Stated task » Take the lines from the beginning of the material through the line containing "from bokeh.resources import INLINE" and retype them exactly, leaving the pictures out.

Information supplied »
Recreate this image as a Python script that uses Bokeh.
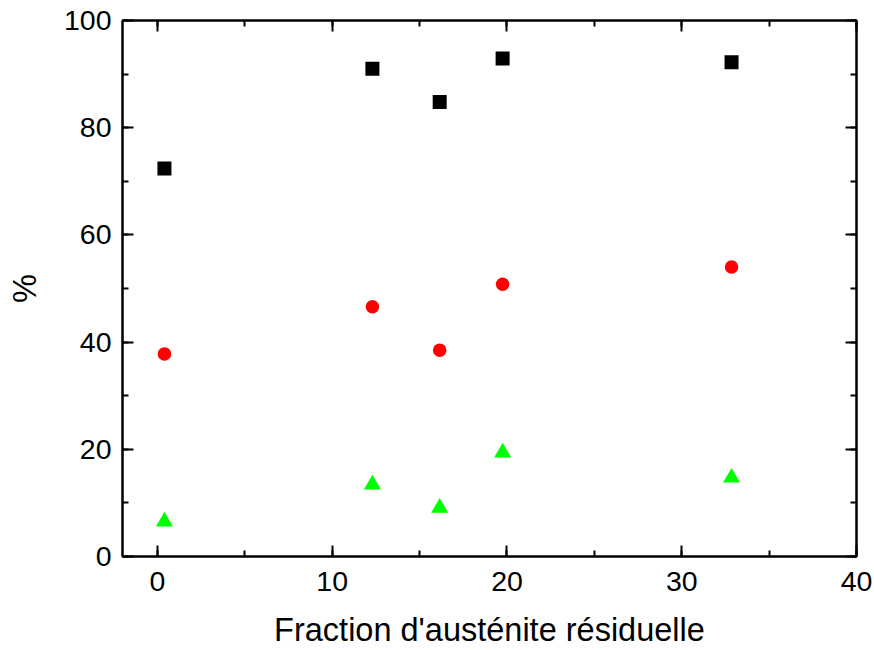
from bokeh.plotting import figure
from bokeh.models import LinearAxis, SingleIntervalTicker, Range1d, CustomJSTickFormatter
from bokeh.embed import file_html
from bokeh.resources import INLINE

# Data
austenite = [0.4, 12.3, 16.15, 19.75, 32.85]
black_sq = [72.4, 91.0, 84.8, 92.9, 92.2]
red_circ = [37.8, 46.6, 38.5, 50.8, 54.0]
green_tri = [6.5, 13.4, 9.1, 19.4, 14.7]

x_label = "Fraction d'austénite résiduelle"
y_label = "%"

FONT = "Liberation Sans"

p = figure(width=874, height=650, output_backend="svg", toolbar_location=None,
           x_range=Range1d(-2, 40), y_range=Range1d(0, 100),
           min_border_left=122, min_border_right=18, min_border_top=20, min_border_bottom=93,
           x_axis_location=None, y_axis_location=None)
p.grid.visible = False
p.outline_line_color = "black"
p.outline_line_width = 2
p.background_fill_color = "white"
p.border_fill_color = "white"

def style(ax, show_labels):
    ax.axis_line_width = 2
    ax.axis_line_color = "black"
    ax.major_tick_line_width = 2
    ax.minor_tick_line_width = 2
    ax.major_tick_in = 11
    ax.major_tick_out = 0
    ax.minor_tick_in = 6
    ax.minor_tick_out = 0
    ax.major_label_text_font = FONT
    ax.axis_label_text_font = FONT
    ax.axis_label_text_font_style = "normal"
    ax.major_label_text_color = "black"
    ax.axis_label_text_color = "black"
    if show_labels:
        ax.major_label_text_font_size = "28.5px"
        ax.axis_label_text_font_size = "32.5px"
    else:
        ax.formatter = CustomJSTickFormatter(code="return ''")
        ax.major_label_text_font_size = "1px"
        ax.major_label_standoff = 0

xb = LinearAxis(ticker=SingleIntervalTicker(interval=10, num_minor_ticks=2), axis_label=x_label)
style(xb, True)
xb.major_label_standoff = 15
xb.axis_label_standoff = 18
p.add_layout(xb, "below")

yl = LinearAxis(ticker=SingleIntervalTicker(interval=20, num_minor_ticks=2), axis_label=y_label)
style(yl, True)
yl.major_label_standoff = 11
yl.axis_label_standoff = 18
p.add_layout(yl, "left")

xt = LinearAxis(ticker=SingleIntervalTicker(interval=10, num_minor_ticks=2))
style(xt, False)
p.add_layout(xt, "above")

yr = LinearAxis(ticker=SingleIntervalTicker(interval=20, num_minor_ticks=2))
style(yr, False)
p.add_layout(yr, "right")

p.scatter(austenite, black_sq, marker="square", size=14, fill_color="black", line_color=None)
p.scatter(austenite, red_circ, marker="circle", size=13.5, fill_color="#FF0000", line_color=None)
p.scatter(austenite, green_tri, marker="triangle", size=17, fill_color="#00FF00", line_color=None)

open("out.html", "w").write(file_html(p, INLINE))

Correct response »
Recreate this image as a Python script that uses Bokeh.
from bokeh.plotting import figure
from bokeh.models import LinearAxis, SingleIntervalTicker, Range1d, CustomJSTickFormatter
from bokeh.embed import file_html
from bokeh.resources import INLINE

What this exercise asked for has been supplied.